Local anesthetics have a known bactericidal and/or bacteriostatic effect, as well as a fungistatic effect [16]. Therefore, local anesthetic infusion could reduce the risk of infection. As evidenced by studies, local anesthetics serve not only as analgesic drugs but also as potential antimicrobial agents [17, 26, 28, 30]. Topical use of these anesthetic drugs may be useful in the management of cutaneous and vaginal candidosis. Kampe studied the effect of ropivacaine when mixed with sufentanil on the growth of the pathogens Staphylococcus aureus and Pseudomonas aeruginosa at room temperature.

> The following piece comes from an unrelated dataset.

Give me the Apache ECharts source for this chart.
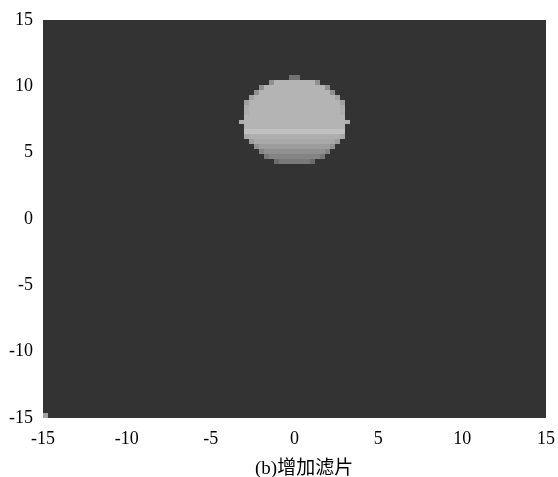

The combination of the local anesthetic and the opioid inhibited growth of P. aeruginosa significantly and multiplication of S. aureus [17]. Both bupivacaine and ropivacaine alone inhibited growth of Escherichia coli and Staphylococcus aureus [30]. The anesthetic molecule penetrates the membrane bilayer and accommodates in its hydrophobic interior. Membrane splitting results from insertion of several lipophilic molecules into the hydrophobic core of bacterial membranes. The mechanisms of the fungicidal action of the drugs are due to direct damage the cytoplasmic membrane and yeast metabolic impairment [26]. Johnson indicated the mechanism of action of antimicrobial activity of local anesthetics to a disruption of microbial cell membrane permeability, leading to leakage of cellular components and subsequent cell lysis. Rodrigues et al. suggested that local anesthetics inhibited fungal germ tube formation secondary to blockade of ionic channels [28].

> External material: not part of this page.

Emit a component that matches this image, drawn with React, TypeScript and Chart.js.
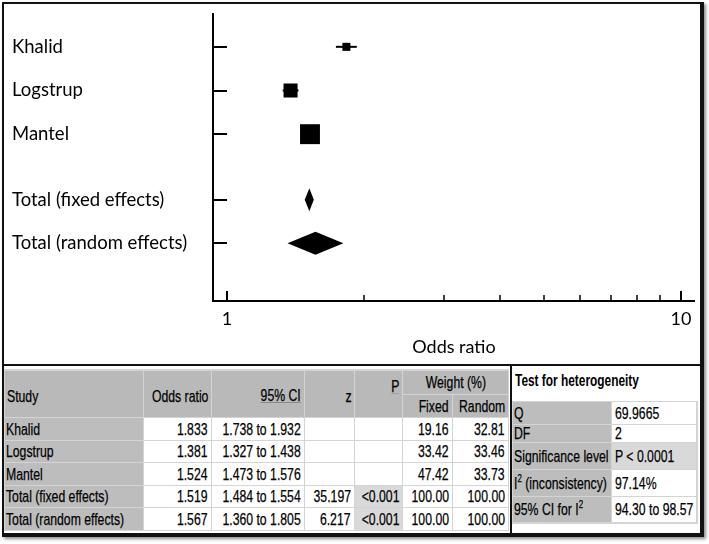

Many studies have concluded that patients receiving ropivacaine infusions need lower amounts of opioids to control pain and have fewer opioid-related side effects [14, 24, 33]. In this study, we found no statistically significant difference regarding the PONV and respiratory depression between the two groups but the number of patients who used morphine analgesia was reduced in preemptive scalp infiltration group. No adverse reactions related to ropivacaine were observed in the study group. Complications associated with the use of local anesthesia, such as allergic reactions, local tissue, cardiovascular, central nervous system, and systemic toxicity, infection, changes in wound healing, or increased wound drainage were not observed in our study.

Conclusions

In conclusion, preemptive scalp infiltration with 0.5 % ropivacaine with 1 % lidocaine was significantly superior to before skin closure infiltration on postoperative analgesia after elective craniotomy.